映画「かぐや姫の物語」制作時に、auスマートパス会員向け
スタジオジブリ公式読み物サイト「ジブリの森」において連載された
「かぐや制作日誌 “悲惨な日々” 西村義明」(2013年4月15日~9月1日)を再録


 映画「かぐや姫の物語」の中心を担うのは、アニメーター・田辺修さんだ。「ホーホケキョ となりの山田くん」で演出を担当し、高畑さんの期待も大きい。田辺さんの魅力を一言で言うならば「実感のこもった芝居」。彼は天才だ。ぼくは彼の絵が大好きだ。

 「かぐや姫の物語」の現場では今、田辺さんが獅子奮迅の活躍を見せている。毎日深夜まで残って、映画を仕上げようと必死だ。しかし、この田辺さん、企画当初の僕にとっては、なかなかの曲者だった。高畑さんの企画が遅々として進まなかったことの理由の一端は、田辺さんにある。本人が聞いたら激怒して否定するかもしれない。しかし、1/3くらいは田辺さんのせいだ(笑)。だって、田辺さん、まったく絵を描いてくれなかったのだから。

 高畑勲監督は、アニメーターではない。絵を描く監督ではない。だから、映画を作るときには、パートナーとして優秀な絵描きを必要とする。時に宮崎さんであり、時に近藤喜文さんや百瀬義行さんであり。その高畑さん、「山田くん」以降は、田辺さん以外のアニメーターを映画の中心に据えようとは思わない、と断言する。彼がやってくれないなら、作らないほうがましだとさえ思っている。宮崎駿監督を見出した高畑さんが、最後に見出した才能、それが田辺さんなのだ。

 高畑さんが長年作りたい企画に「平家物語」がある。しかし、田辺さんが一枚も絵を描いてくれないので、企画は実現しなかった。「かぐや姫の物語」でも、まったく描いてくれない時期が続いた。やります、とは言ってくれるのだ。なのに、描いてくれない。

 脚本ができるまで3年かかったが、参考になるようなキャラクタースケッチとか、アイディアを喚起されるようなイメージボードとか、描いてください、描いておくれよ!と頼んだのに、描いた絵の枚数は13枚だった。3年間で13枚。少なすぎます。

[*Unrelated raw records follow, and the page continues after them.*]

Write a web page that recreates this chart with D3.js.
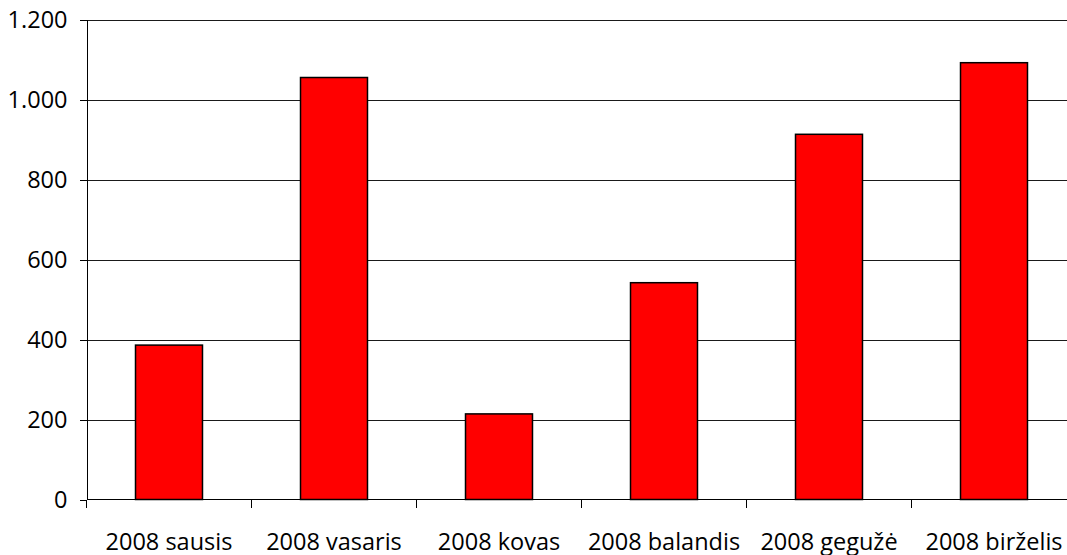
<!DOCTYPE html>
<html>
<head>
<meta charset="utf-8">
<script src="https://cdn.jsdelivr.net/npm/d3@7"></script>
<style>
  body { margin: 0; background: #fff; }
  svg { display: block; }
  .grid line { stroke: #1a1a1a; stroke-width: 1; shape-rendering: crispEdges; }
  .grid path { display: none; }
  .axis path, .axis line { stroke: #000; stroke-width: 1; shape-rendering: crispEdges; }
  svg text { fill: #000; font-family: "Open Sans", sans-serif; font-size: 23.5px; }
</style>
</head>
<body>
<svg></svg>
<script>
const categories = ['2008 sausis', '2008 vasaris', '2008 kovas', '2008 balandis', '2008 gegužė', '2008 birželis'];
const values = [386, 1055, 214, 542, 913, 1092];
const yTicks = [0, 200, 400, 600, 800, 1000, 1200];

const width = 1067
const height = 555
const margin = {top: 19.5, left: 86.5}
const plotW = 990
const plotH = 480

const svg = d3.select('svg')
  .attr('width', width)
  .attr('height', height)

const chart = svg.append('g')
  .attr('transform', `translate(${margin.left}, ${margin.top})`)

const yScale = d3.scaleLinear()
  .domain([0, 1200])
  .range([plotH, 0])

const xScale = d3.scaleBand()
  .domain(categories)
  .range([0, plotW])

const barScale = d3.scaleBand()
  .domain(categories)
  .range([0, plotW])
  .paddingInner(0.594)
  .paddingOuter(0.297)

// horizontal grid lines
chart.append('g')
  .attr('class', 'grid')
  .call(d3.axisLeft(yScale).tickValues(yTicks.slice(1)).tickSize(-plotW).tickFormat(''))

// bars
chart.selectAll('rect.bar')
  .data(values)
  .enter()
  .append('rect')
  .attr('class', 'bar')
  .attr('x', (v, i) => barScale(categories[i]))
  .attr('y', v => yScale(v))
  .attr('width', barScale.bandwidth())
  .attr('height', v => plotH - yScale(v))
  .attr('fill', '#ff0000')
  .attr('stroke', '#000')
  .attr('stroke-width', 1.5)

// y axis
chart.append('g')
  .attr('class', 'axis')
  .call(d3.axisLeft(yScale)
    .tickValues(yTicks)
    .tickSize(7)
    .tickSizeOuter(0)
    .tickPadding(12)
    .tickFormat(d => d3.format(',')(d).replace(',', '.')))
  .selectAll('text')
  .attr('dy', '0.36em')

// x axis, ticks at band boundaries
const xAxis = chart.append('g')
  .attr('class', 'axis')
  .attr('transform', `translate(0, ${plotH})`)

xAxis.append('line')
  .attr('x1', 0).attr('x2', plotW)
  .attr('y1', 0).attr('y2', 0)

xAxis.selectAll('line.tick')
  .data(categories)
  .enter()
  .append('line')
  .attr('class', 'tick')
  .attr('x1', c => xScale(c)).attr('x2', c => xScale(c))
  .attr('y1', 0).attr('y2', 8)

xAxis.selectAll('text')
  .data(categories)
  .enter()
  .append('text')
  .attr('x', c => xScale(c) + xScale.bandwidth() / 2)
  .attr('y', 50)
  .attr('text-anchor', 'middle')
  .text(c => c)
</script>
</body>
</html>
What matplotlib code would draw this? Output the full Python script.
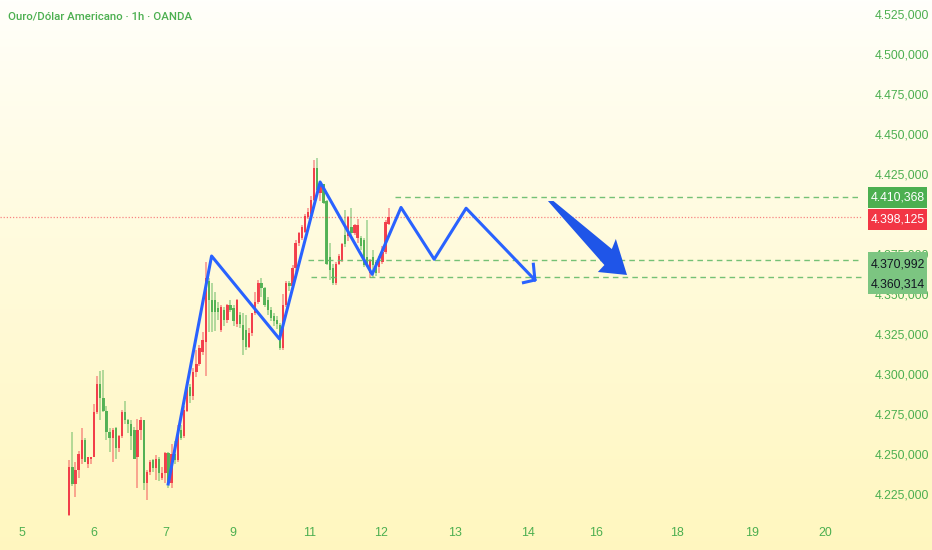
import matplotlib.pyplot as plt
import numpy as np
from matplotlib.patches import Polygon, Rectangle
from matplotlib.transforms import blended_transform_factory

plt.rcParams['font.family'] = ['Liberation Sans', 'DejaVu Sans']

# hourly candles, one per bar index
opens = [4212, 4242, 4231, 4240, 4247, 4259, 4244, 4247, 4248, 4276,
         4294, 4285, 4277, 4264, 4260, 4266, 4253.5, 4261, 4276.5, 4271,
         4269, 4265, 4248, 4265, 4271, 4231.7, 4239, 4246, 4241, 4247,
         4235, 4238, 4250.4, 4232, 4250, 4246, 4265, 4261, 4277, 4292,
         4286, 4301, 4306, 4314, 4320, 4358, 4346, 4346, 4341, 4327.5,
         4340, 4334, 4343, 4341, 4331, 4337, 4330.6, 4327.5, 4317, 4325.4,
         4338, 4345, 4356.7, 4353.5, 4346, 4340, 4336, 4334, 4330.6, 4316,
         4343, 4357, 4355, 4366, 4382, 4385, 4389, 4398, 4400, 4409,
         4429, 4413, 4419, 4408, 4373, 4366, 4357, 4369, 4371, 4387,
         4386, 4392, 4388, 4385, 4385, 4384, 4373, 4363, 4373, 4370,
         4367, 4370, 4376.5, 4394]
highs = [4246, 4264, 4245, 4252, 4266, 4260, 4248, 4248, 4281, 4299,
         4302, 4302.5, 4280, 4266, 4266, 4267, 4262, 4277.5, 4283, 4272,
         4271, 4267, 4272, 4273.4, 4271, 4240, 4246, 4247, 4249.4, 4248,
         4242, 4251.5, 4251.5, 4256, 4258, 4268, 4268, 4280, 4294, 4294,
         4304, 4315, 4318, 4326, 4370, 4360, 4357, 4351, 4345, 4343,
         4342, 4344, 4346, 4343, 4347, 4339, 4338, 4337, 4328.5, 4338,
         4351.5, 4359, 4360, 4354.6, 4348.3, 4342, 4338, 4336, 4332, 4350,
         4358, 4358, 4368, 4384, 4389, 4393, 4400, 4404, 4411, 4434,
         4435, 4420, 4419, 4409, 4381.7, 4369, 4370, 4375, 4382, 4402.5,
         4399, 4404, 4394, 4397, 4386, 4385, 4396, 4372, 4377.5, 4371,
         4374, 4380, 4396, 4404]
lows = [4211, 4230, 4223, 4235, 4244, 4245, 4241, 4244, 4248, 4275,
        4271, 4276, 4259, 4251, 4245, 4247, 4251.5, 4260, 4269, 4263,
        4252.5, 4247, 4228.6, 4259, 4227.5, 4221.3, 4237, 4239, 4234, 4233,
        4234, 4231.7, 4228.6, 4229, 4244, 4245, 4259, 4260, 4276, 4282,
        4284, 4298, 4305, 4312, 4299, 4326.5, 4326.5, 4327, 4334, 4326,
        4330, 4332, 4339, 4330, 4329.6, 4329, 4311.9, 4315, 4316, 4324,
        4337, 4344, 4348, 4342, 4337, 4333, 4330, 4328, 4315, 4315,
        4342, 4352, 4353, 4364, 4380, 4384, 4388, 4397, 4399, 4408,
        4413, 4408, 4406, 4368, 4358.75, 4355.6, 4355.6, 4368, 4370, 4379.6,
        4383, 4385, 4387, 4382, 4377.5, 4367, 4368, 4360, 4360, 4361,
        4363, 4369, 4375, 4393]
closes = [4242, 4231, 4240, 4250, 4259, 4245, 4248, 4248, 4276.5, 4294,
          4285, 4277, 4264, 4260, 4265, 4253.5, 4261, 4276.5, 4271, 4269,
          4261, 4247, 4265, 4271, 4231.7, 4239, 4245, 4241, 4246.7, 4238,
          4238, 4250.4, 4231.7, 4250, 4246, 4265, 4260, 4277.5, 4292, 4286,
          4301.5, 4306, 4316, 4321, 4360, 4346, 4339, 4339, 4339, 4342,
          4334, 4343, 4340, 4333, 4346, 4331, 4321.3, 4317, 4325.4, 4338,
          4345, 4356.7, 4353.5, 4343, 4340, 4335, 4333, 4331, 4316, 4343,
          4357, 4355, 4366, 4382, 4388, 4392, 4399, 4401.5, 4409, 4429,
          4415, 4419, 4407, 4369, 4365, 4357, 4369, 4374, 4381, 4381,
          4398, 4388, 4393, 4393, 4380, 4368, 4368, 4371, 4368, 4363,
          4373, 4376.5, 4395, 4398.125]

day_ticks = [-15.3, 8.0, 31.2, 52.8, 77.6, 100.5, 124.4, 148.0, 169.9, 196.0, 220.2, 244.0]
day_labels = ['5', '6', '7', '9', '11', '12', '13', '14', '16', '18', '19', '20']
price_ticks = np.arange(4225, 4526, 25)

# drawings
zigzag_x = [31.9, 45.9, 67.8, 80.9, 97.7, 107.0, 117.7, 128.0, 150.2]
zigzag_y = [4231.25, 4373.75, 4321.9, 4420.0, 4362.3, 4404.1, 4371.7, 4403.6, 4358.75]
head_x = [146.5, 150.2, 149.7]
head_y = [4357.1, 4358.75, 4368.6]
big_arrow_x = [154.4, 156.2, 175.0, 176.3, 179.9, 170.5, 172.6]
big_arrow_y = [4408.1, 4408.1, 4378.1, 4384.4, 4361.9, 4363.75, 4368.1]

levels = [4410.368, 4370.992, 4360.314]
level_start = [105.0, 77.0, 78.0]
last_price = 4398.125

RED = '#f23645'
GREEN = '#4caf50'
BLUE = '#2962ff'
TXT = '#4caf50'


def fmt(v):
    s = f"{v:,.3f}"
    return s.replace(',', '#').replace('.', ',').replace('#', '.')


fig = plt.figure(figsize=(9.32, 5.5), dpi=100)

# background gradient
t = np.linspace(0, 1, 300)[:, None]
top = np.array([1.0, 1.0, 0.985])
bot = np.array([1.0, 0.968, 0.75])
grad = top + (bot - top) * t[..., None] ** 0.85
grad = np.repeat(grad, 2, axis=1)
bg = fig.add_axes([0, 0, 1, 1], zorder=0)
bg.imshow(grad, aspect='auto', extent=[0, 1, 0, 1])
bg.axis('off')

ax = fig.add_axes([0, 30 / 550, 862 / 932, 520 / 550], zorder=1)
ax.patch.set_alpha(0)
ax.set_xlim(-22.35, 255.7)
ax.set_ylim(4208.75, 4533.75)

o = np.array(opens)
c = np.array(closes)
h = np.array(highs)
l = np.array(lows)
idx = np.arange(len(o))
cols = np.where(c >= o, RED, GREEN)
ax.vlines(idx, l, h, colors=cols, alpha=0.5, lw=1.2)
body_bot = np.minimum(o, c)
body_h = np.maximum(np.abs(c - o), 0.8)
ax.bar(idx, body_h, bottom=body_bot, width=0.72, color=cols, alpha=0.92, linewidth=0)

# levels
for lv, st in zip(levels, level_start):
    ax.plot([st, 255.7], [lv, lv], color='#66bb6a', lw=1, ls=(0, (4, 3)), alpha=0.9)
ax.axhline(last_price, color=RED, lw=0.9, ls=(0, (1, 1.5)), alpha=0.6)

ax.plot(zigzag_x, zigzag_y, color=BLUE, lw=2.2, zorder=4)
ax.plot(head_x, head_y, color=BLUE, lw=2.2, zorder=4)
ax.add_patch(Polygon(np.column_stack([big_arrow_x, big_arrow_y]), closed=True,
                     facecolor='#1f55e8', edgecolor='none', zorder=4))

for s in ax.spines.values():
    s.set_visible(False)
ax.yaxis.tick_right()
ax.set_yticks(price_ticks)
# 4.400,000 sits under the price labels, so it is not shown
ax.set_yticklabels(['' if v == 4400 else fmt(v) for v in price_ticks])
ax.set_xticks(day_ticks)
ax.set_xticklabels(day_labels)
ax.tick_params(axis='y', length=0, pad=9.4, labelsize=8.7, labelcolor=TXT)
ax.tick_params(axis='x', length=0, pad=5, labelsize=8.9, labelcolor=TXT)

# price labels on the scale
tr = blended_transform_factory(ax.transAxes, ax.transData)
bx0 = 867.7 / 862
bw = 59.6 / 862
ax.add_patch(Rectangle((bx0, levels[0] - 6.6), bw, 13.2, transform=tr, clip_on=False,
                       facecolor=GREEN, edgecolor='none', zorder=6))
ax.text(bx0 + bw / 2, levels[0], fmt(levels[0]), transform=tr, ha='center', va='center',
        color='white', fontsize=8.8, zorder=7, clip_on=False)
ax.add_patch(Rectangle((bx0, last_price - 8.1), bw, 13.1, transform=tr, clip_on=False,
                       facecolor=RED, edgecolor='none', zorder=6))
ax.text(bx0 + bw / 2, last_price - 1.5, fmt(last_price), transform=tr, ha='center', va='center',
        color='white', fontsize=8.8, zorder=7, clip_on=False)
ax.add_patch(Rectangle((bx0, levels[2] - 10.3), bw, 26.4, transform=tr, clip_on=False,
                       facecolor='#7cc581', edgecolor='none', zorder=6))
ax.text(bx0 + bw / 2, levels[1] - 2.4, fmt(levels[1]), transform=tr, ha='center', va='center',
        color='#131722', fontsize=8.8, zorder=7, clip_on=False)
ax.text(bx0 + bw / 2, levels[2] - 4.2, fmt(levels[2]), transform=tr, ha='center', va='center',
        color='#131722', fontsize=8.8, zorder=7, clip_on=False)

fig.text(8 / 932, 1 - 17 / 550, 'Ouro/Dólar Americano · 1h · OANDA', color=TXT,
         fontsize=8.2, fontweight='medium', va='center', ha='left',
         family=['Roboto', 'Liberation Sans', 'DejaVu Sans'])

fig.savefig('out.png', dpi=100)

 ある人が僕に言った。アニメーション業界はキカンボウが多い。しかし、その中で、業界の誰もが恐れるキカンボウが3人いる。一人は、○○さん(名前は伏せます)。そして一人は、高畑勲監督。最後の一人が、この田辺修さんだ。3大キカンボウのうち、ふたりが揃っているこの映画が、進むわけがない。そう言われた。